Urban Pioneer: Interiors Inspired by Industrial Design
Urban living is soaring in popularity as we flock to cities to pursue jobs, easy commutes, and other amenities. New pressures on housing mean that pioneering homeowners are converting ex-industrial, non-residential spaces into innovative homes.
The conversion of such buildings into residential spaces first emerged in the 1960s and '70s. A decline in manufacturing in city centres meant that many warehouses and factories became vacant, attracting the first wave of urban pioneers--artists and creatives seeking cheap rents and large interiors to use as studio spaces. Since then, industrial areas in many cities have become sought-after residential districts and urban regeneration has gone from strength to strength.
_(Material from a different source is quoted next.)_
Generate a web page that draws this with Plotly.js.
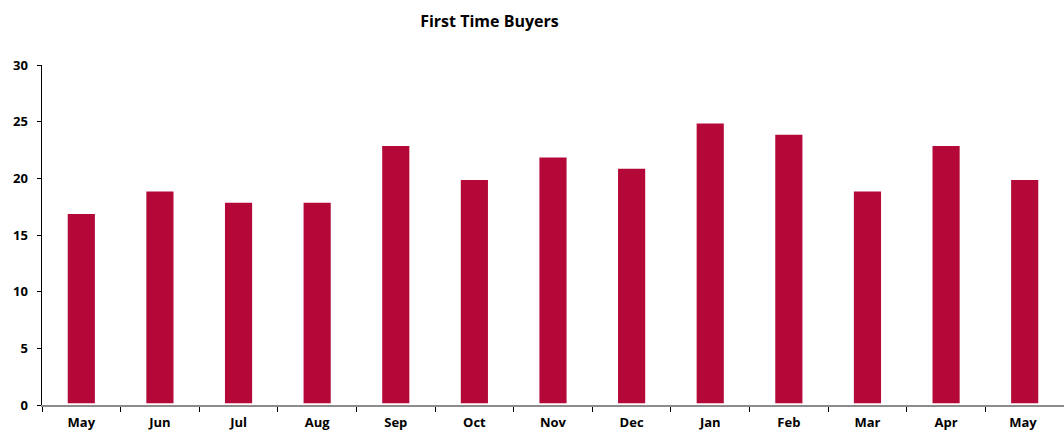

Nowadays the trend shows no sign of waning, with a second generation of urban pioneers cleverly converting former lofts, warehouses, schools, factories, offices, and retail spaces into highly desirable homes full of personality and soul.
In Urban Pioneer, Sara Emslie investigates the practice for transforming non-residential spaces into homes, the key elements of the look--from exposed brickwork to copper piping and metal roof trusses--and the related rise in the popularity of industrial design. She then explores 12 inspiring and varied real-life homes that showcase the very best of the Urban Pioneer look.
Sara Emslie is a London-based interiors stylist and writer. With over 15 years of experience, her work has appeared in titles such as World of Interiors, Homes and Gardens, Living Etc, Red magazine, YOU magazine and the Daily Telegraph. Her relaxed and modern style is also in demand by many major commercial clients too. For Ryland Peters & Small, Sara is the author of the bestselling Beautifully Small. She currently lives in Richmond, London.